↓
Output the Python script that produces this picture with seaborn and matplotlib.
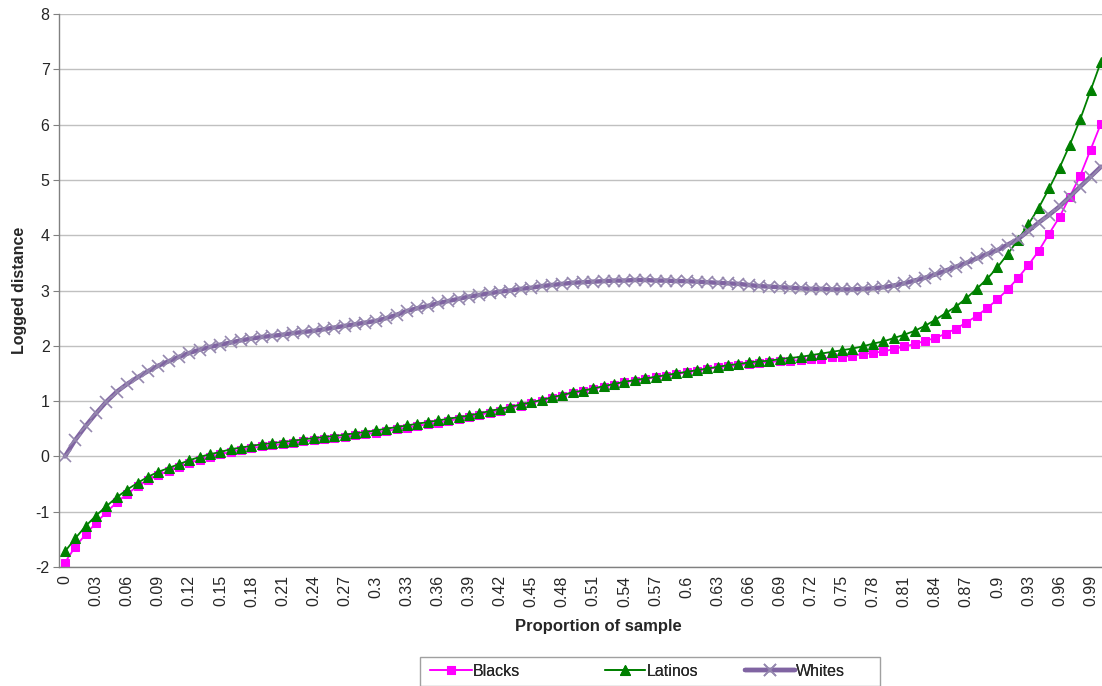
import numpy as np
import pandas as pd
import matplotlib
matplotlib.use("Agg")
import matplotlib.pyplot as plt
from matplotlib.patches import Rectangle
import seaborn as sns

# categories on the x axis: proportion of sample, 0 .. 1.00
proportion = [round(i / 100, 2) for i in range(101)]

# logged distance
blacks = [
    -1.92, -1.63, -1.41, -1.20, -1.01, -0.83, -0.68, -0.54, -0.43, -0.34,
    -0.26, -0.19, -0.12, -0.06, -0.01, 0.04, 0.08, 0.12, 0.15, 0.18,
    0.20, 0.22, 0.24, 0.27, 0.29, 0.31, 0.33, 0.35, 0.38, 0.40,
    0.43, 0.46, 0.49, 0.52, 0.55, 0.58, 0.61, 0.64, 0.68, 0.71,
    0.75, 0.79, 0.83, 0.88, 0.92, 0.97, 1.01, 1.06, 1.10, 1.14,
    1.18, 1.22, 1.26, 1.30, 1.34, 1.37, 1.40, 1.43, 1.46, 1.49,
    1.52, 1.55, 1.58, 1.61, 1.63, 1.65, 1.67, 1.69, 1.71, 1.72,
    1.73, 1.74, 1.76, 1.77, 1.79, 1.80, 1.82, 1.85, 1.87, 1.90,
    1.94, 1.99, 2.03, 2.09, 2.14, 2.22, 2.31, 2.42, 2.54, 2.68,
    2.84, 3.02, 3.23, 3.46, 3.72, 4.03, 4.33, 4.70, 5.08, 5.55,
    6.02,
]
latinos = [
    -1.72, -1.48, -1.26, -1.07, -0.90, -0.74, -0.60, -0.48, -0.37, -0.28,
    -0.21, -0.14, -0.07, -0.01, 0.04, 0.08, 0.13, 0.16, 0.19, 0.22,
    0.24, 0.26, 0.28, 0.31, 0.33, 0.35, 0.37, 0.39, 0.42, 0.44,
    0.47, 0.50, 0.53, 0.56, 0.59, 0.62, 0.65, 0.68, 0.71, 0.74,
    0.78, 0.82, 0.86, 0.90, 0.94, 0.98, 1.02, 1.07, 1.11, 1.16,
    1.19, 1.23, 1.27, 1.31, 1.35, 1.38, 1.41, 1.44, 1.47, 1.50,
    1.53, 1.56, 1.59, 1.62, 1.65, 1.67, 1.70, 1.72, 1.73, 1.76,
    1.78, 1.80, 1.83, 1.86, 1.89, 1.92, 1.95, 1.99, 2.04, 2.08,
    2.14, 2.20, 2.27, 2.36, 2.47, 2.59, 2.71, 2.86, 3.03, 3.21,
    3.42, 3.66, 3.92, 4.20, 4.50, 4.85, 5.22, 5.64, 6.10, 6.62,
    7.14,
]
whites = [
    0.00, 0.30, 0.55, 0.78, 0.99, 1.17, 1.31, 1.43, 1.54, 1.64,
    1.72, 1.80, 1.87, 1.93, 1.98, 2.02, 2.06, 2.10, 2.13, 2.16,
    2.18, 2.20, 2.23, 2.25, 2.27, 2.30, 2.33, 2.36, 2.39, 2.42,
    2.45, 2.50, 2.56, 2.63, 2.68, 2.72, 2.77, 2.81, 2.85, 2.89,
    2.92, 2.95, 2.98, 3.00, 3.03, 3.05, 3.08, 3.10, 3.12, 3.14,
    3.15, 3.16, 3.17, 3.18, 3.18, 3.19, 3.19, 3.18, 3.18, 3.17,
    3.17, 3.16, 3.15, 3.14, 3.13, 3.12, 3.10, 3.08, 3.07, 3.06,
    3.05, 3.04, 3.03, 3.03, 3.02, 3.02, 3.02, 3.03, 3.04, 3.06,
    3.09, 3.13, 3.18, 3.23, 3.29, 3.36, 3.43, 3.50, 3.58, 3.66,
    3.73, 3.83, 3.93, 4.08, 4.23, 4.37, 4.52, 4.70, 4.88, 5.06,
    5.24,
]

# every third category carries a label, Excel "General" format
tick_values = proportion[::3]
tick_labels = [f"{p:g}" for p in tick_values]
y_ticks = [-2, -1, 0, 1, 2, 3, 4, 5, 6, 7, 8]

df = pd.DataFrame({"proportion": proportion, "Blacks": blacks,
                   "Latinos": latinos, "Whites": whites})
long = df.melt(id_vars="proportion", var_name="group", value_name="logdist")

sns.set_style("white")
plt.rcParams["font.family"] = ["Liberation Sans", "DejaVu Sans"]
FS = 11.5

fig = plt.figure(figsize=(11.02, 6.86), dpi=100)
ax = fig.add_axes([0.0538, 0.1735, 0.9498, 0.806])

styles = {
    "Blacks": dict(color="#FF00FF", marker="s", markersize=5.5, linewidth=1.3,
                   markeredgecolor="#FF00FF", markerfacecolor="#FF00FF"),
    "Latinos": dict(color="#008000", marker="^", markersize=6.5, linewidth=1.3,
                    markeredgecolor="#008000", markerfacecolor="#008000"),
    "Whites": dict(color="#8064A2", marker="x", markersize=8, linewidth=3.2,
                   markeredgecolor="#9588AE", markeredgewidth=1.2),
}
for name in ["Blacks", "Latinos", "Whites"]:
    sub = long[long["group"] == name]
    sns.lineplot(data=sub, x="proportion", y="logdist", ax=ax, label=name,
                 estimator=None, errorbar=None, **styles[name])

ax.set_xlim(-0.0055, 1.0048)
ax.set_ylim(-2, 8)
ax.set_yticks(y_ticks)
ax.set_yticklabels([str(v) for v in y_ticks], fontsize=FS)
ax.set_xticks(tick_values)
ax.set_xticklabels(tick_labels, rotation=90, fontsize=FS)
ax.set_xticks([(i - 0.5) / 100 for i in range(1, 101)], minor=True)
ax.tick_params(axis="x", which="major", length=0, pad=6)
ax.tick_params(axis="x", which="minor", length=5, color="#808080", width=0.8)
ax.tick_params(axis="y", length=4, color="#808080", width=0.8, left=True, pad=3)

ax.yaxis.grid(True, color="#C0C0C0", linewidth=1)
ax.set_axisbelow(True)
for side in ["top", "right"]:
    ax.spines[side].set_visible(False)
ax.spines["left"].set_color("#808080")
ax.spines["bottom"].set_color("#808080")
ax.spines["left"].set_linewidth(1)
ax.spines["bottom"].set_linewidth(1)

ax.set_ylabel("Logged distance", fontsize=FS, fontweight="bold", labelpad=6)
ax.set_xlabel("")
fig.text(598 / 1102, 1 - 627 / 686, "Proportion of sample", ha="center",
         va="center", fontsize=FS + 0.5, fontweight="bold")

# legend: one entry per slot, like Excel lays them out
handles, labels = ax.get_legend_handles_labels()
ax.get_legend().remove()
slots = {"Blacks": (430, 2.6), "Latinos": (605, 2.5), "Whites": (745, 3.1)}
for h, lab in zip(handles, labels):
    x0, hl = slots[lab]
    lg = fig.legend([h], [lab], loc="center left",
                    bbox_to_anchor=(x0 / 1102, 1 - 671 / 686), fontsize=FS,
                    frameon=False, handlelength=hl, handletextpad=0.1,
                    borderpad=0, borderaxespad=0)
    fig.add_artist(lg)
# legend box, wider than its entries
fig.patches.append(Rectangle((420 / 1102, 0), 460 / 1102, 29 / 686,
                             transform=fig.transFigure, fill=False,
                             edgecolor="#A0A0A0", linewidth=1, zorder=0))

fig.savefig("out.png", dpi=100)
↑
## What is needed
Write out the whole listing again, exactly, with no pictures.

## Exercise result
Output the Python script that produces this picture with seaborn and matplotlib.
import numpy as np
import pandas as pd
import matplotlib
matplotlib.use("Agg")
import matplotlib.pyplot as plt
from matplotlib.patches import Rectangle
import seaborn as sns

# categories on the x axis: proportion of sample, 0 .. 1.00
proportion = [round(i / 100, 2) for i in range(101)]

# logged distance
blacks = [
    -1.92, -1.63, -1.41, -1.20, -1.01, -0.83, -0.68, -0.54, -0.43, -0.34,
    -0.26, -0.19, -0.12, -0.06, -0.01, 0.04, 0.08, 0.12, 0.15, 0.18,
    0.20, 0.22, 0.24, 0.27, 0.29, 0.31, 0.33, 0.35, 0.38, 0.40,
    0.43, 0.46, 0.49, 0.52, 0.55, 0.58, 0.61, 0.64, 0.68, 0.71,
    0.75, 0.79, 0.83, 0.88, 0.92, 0.97, 1.01, 1.06, 1.10, 1.14,
    1.18, 1.22, 1.26, 1.30, 1.34, 1.37, 1.40, 1.43, 1.46, 1.49,
    1.52, 1.55, 1.58, 1.61, 1.63, 1.65, 1.67, 1.69, 1.71, 1.72,
    1.73, 1.74, 1.76, 1.77, 1.79, 1.80, 1.82, 1.85, 1.87, 1.90,
    1.94, 1.99, 2.03, 2.09, 2.14, 2.22, 2.31, 2.42, 2.54, 2.68,
    2.84, 3.02, 3.23, 3.46, 3.72, 4.03, 4.33, 4.70, 5.08, 5.55,
    6.02,
]
latinos = [
    -1.72, -1.48, -1.26, -1.07, -0.90, -0.74, -0.60, -0.48, -0.37, -0.28,
    -0.21, -0.14, -0.07, -0.01, 0.04, 0.08, 0.13, 0.16, 0.19, 0.22,
    0.24, 0.26, 0.28, 0.31, 0.33, 0.35, 0.37, 0.39, 0.42, 0.44,
    0.47, 0.50, 0.53, 0.56, 0.59, 0.62, 0.65, 0.68, 0.71, 0.74,
    0.78, 0.82, 0.86, 0.90, 0.94, 0.98, 1.02, 1.07, 1.11, 1.16,
    1.19, 1.23, 1.27, 1.31, 1.35, 1.38, 1.41, 1.44, 1.47, 1.50,
    1.53, 1.56, 1.59, 1.62, 1.65, 1.67, 1.70, 1.72, 1.73, 1.76,
    1.78, 1.80, 1.83, 1.86, 1.89, 1.92, 1.95, 1.99, 2.04, 2.08,
    2.14, 2.20, 2.27, 2.36, 2.47, 2.59, 2.71, 2.86, 3.03, 3.21,
    3.42, 3.66, 3.92, 4.20, 4.50, 4.85, 5.22, 5.64, 6.10, 6.62,
    7.14,
]
whites = [
    0.00, 0.30, 0.55, 0.78, 0.99, 1.17, 1.31, 1.43, 1.54, 1.64,
    1.72, 1.80, 1.87, 1.93, 1.98, 2.02, 2.06, 2.10, 2.13, 2.16,
    2.18, 2.20, 2.23, 2.25, 2.27, 2.30, 2.33, 2.36, 2.39, 2.42,
    2.45, 2.50, 2.56, 2.63, 2.68, 2.72, 2.77, 2.81, 2.85, 2.89,
    2.92, 2.95, 2.98, 3.00, 3.03, 3.05, 3.08, 3.10, 3.12, 3.14,
    3.15, 3.16, 3.17, 3.18, 3.18, 3.19, 3.19, 3.18, 3.18, 3.17,
    3.17, 3.16, 3.15, 3.14, 3.13, 3.12, 3.10, 3.08, 3.07, 3.06,
    3.05, 3.04, 3.03, 3.03, 3.02, 3.02, 3.02, 3.03, 3.04, 3.06,
    3.09, 3.13, 3.18, 3.23, 3.29, 3.36, 3.43, 3.50, 3.58, 3.66,
    3.73, 3.83, 3.93, 4.08, 4.23, 4.37, 4.52, 4.70, 4.88, 5.06,
    5.24,
]

# every third category carries a label, Excel "General" format
tick_values = proportion[::3]
tick_labels = [f"{p:g}" for p in tick_values]
y_ticks = [-2, -1, 0, 1, 2, 3, 4, 5, 6, 7, 8]

df = pd.DataFrame({"proportion": proportion, "Blacks": blacks,
                   "Latinos": latinos, "Whites": whites})
long = df.melt(id_vars="proportion", var_name="group", value_name="logdist")

sns.set_style("white")
plt.rcParams["font.family"] = ["Liberation Sans", "DejaVu Sans"]
FS = 11.5

fig = plt.figure(figsize=(11.02, 6.86), dpi=100)
ax = fig.add_axes([0.0538, 0.1735, 0.9498, 0.806])

styles = {
    "Blacks": dict(color="#FF00FF", marker="s", markersize=5.5, linewidth=1.3,
                   markeredgecolor="#FF00FF", markerfacecolor="#FF00FF"),
    "Latinos": dict(color="#008000", marker="^", markersize=6.5, linewidth=1.3,
                    markeredgecolor="#008000", markerfacecolor="#008000"),
    "Whites": dict(color="#8064A2", marker="x", markersize=8, linewidth=3.2,
                   markeredgecolor="#9588AE", markeredgewidth=1.2),
}
for name in ["Blacks", "Latinos", "Whites"]:
    sub = long[long["group"] == name]
    sns.lineplot(data=sub, x="proportion", y="logdist", ax=ax, label=name,
                 estimator=None, errorbar=None, **styles[name])

ax.set_xlim(-0.0055, 1.0048)
ax.set_ylim(-2, 8)
ax.set_yticks(y_ticks)
ax.set_yticklabels([str(v) for v in y_ticks], fontsize=FS)
ax.set_xticks(tick_values)
ax.set_xticklabels(tick_labels, rotation=90, fontsize=FS)
ax.set_xticks([(i - 0.5) / 100 for i in range(1, 101)], minor=True)
ax.tick_params(axis="x", which="major", length=0, pad=6)
ax.tick_params(axis="x", which="minor", length=5, color="#808080", width=0.8)
ax.tick_params(axis="y", length=4, color="#808080", width=0.8, left=True, pad=3)

ax.yaxis.grid(True, color="#C0C0C0", linewidth=1)
ax.set_axisbelow(True)
for side in ["top", "right"]:
    ax.spines[side].set_visible(False)
ax.spines["left"].set_color("#808080")
ax.spines["bottom"].set_color("#808080")
ax.spines["left"].set_linewidth(1)
ax.spines["bottom"].set_linewidth(1)

ax.set_ylabel("Logged distance", fontsize=FS, fontweight="bold", labelpad=6)
ax.set_xlabel("")
fig.text(598 / 1102, 1 - 627 / 686, "Proportion of sample", ha="center",
         va="center", fontsize=FS + 0.5, fontweight="bold")

# legend: one entry per slot, like Excel lays them out
handles, labels = ax.get_legend_handles_labels()
ax.get_legend().remove()
slots = {"Blacks": (430, 2.6), "Latinos": (605, 2.5), "Whites": (745, 3.1)}
for h, lab in zip(handles, labels):
    x0, hl = slots[lab]
    lg = fig.legend([h], [lab], loc="center left",
                    bbox_to_anchor=(x0 / 1102, 1 - 671 / 686), fontsize=FS,
                    frameon=False, handlelength=hl, handletextpad=0.1,
                    borderpad=0, borderaxespad=0)
    fig.add_artist(lg)
# legend box, wider than its entries
fig.patches.append(Rectangle((420 / 1102, 0), 460 / 1102, 29 / 686,
                             transform=fig.transFigure, fill=False,
                             edgecolor="#A0A0A0", linewidth=1, zorder=0))

fig.savefig("out.png", dpi=100)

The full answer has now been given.